Judgment is coming, in other words.
Note how Jeremiah blends together two different ways of looking at the coming calamity against Judah: On the one hand, it’s a pit that the sinful people will foolishly stumble into after failing to heed the warnings of God. On the other hand, it’s a punishment God will purposefully lay down on them.
Isn’t that odd? How can it be both?
How can Judah’s downfall both be a failure of the people’s own making and a trouble given to them by God? While it might seem contradictory, it’s actually perfectly in keeping with the way God deals with His creation. People today scoff at the idea that God is both Savior and Judge / Helper and Punisher. Atheists today would prefer God to be neither; they would rather He leave them alone. They don’t want to go to Heaven but they don’t believe God has the right to send them to Hell, either. They want to be left alone. They mock the idea that Jesus came to save us from the punishment that Jesus will hand down against the unsaved at the Judgment Day. To them, Jesus should just mind His own business: He should save people who want it while also not condemn people who don’t want anything to do with Him.
It doesn’t work that way.
The reason Jeremiah says Judah’s downfall is both God’s punishment and their failure is because Judah had a covenant with God, and even if they didn’t, Judah was still MADE by God: There is no “leave me alone” here: We are not alone. God made us. God put us here. If you don’t like that fact…too bad. It doesn’t change the reality. There is no convenient third option; there are only two choices: Serve God or be punished by God.
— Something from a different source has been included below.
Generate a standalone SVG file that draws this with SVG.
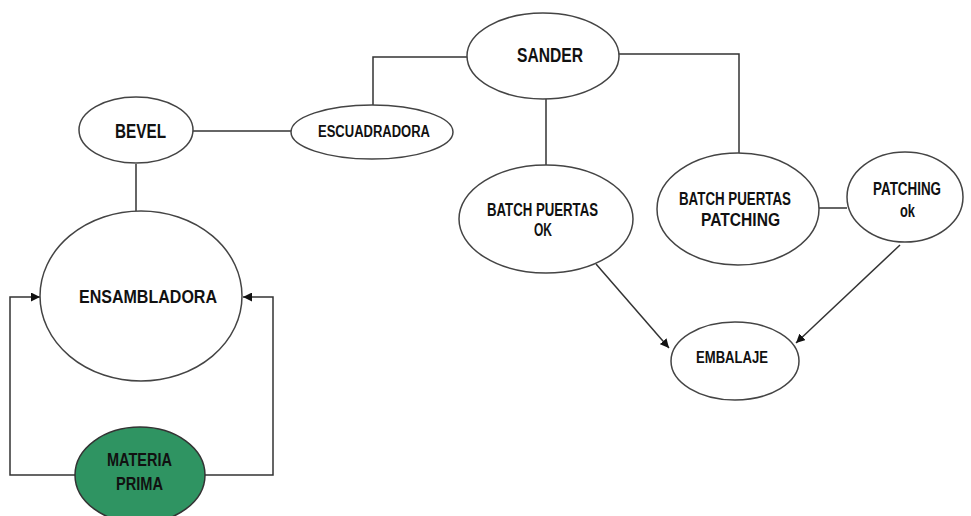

In that sense, Jeremiah’s words make perfect sense: The people chose not to serve God. They chose to go it alone without God and, as a result, they stumbled and fell…right into the punishment God reserves for those who reject Him. Many people today also have chosen not to serve God. They have chosen to go it alone without God and, as a result, they will punished for their disobedience when the troubles of the sinful world overtake them.
God has the right to punish the rebellious. That’s a right inherent to His Divine Nature. If you don’t like that: Too bad. Not liking it doesn’t change it.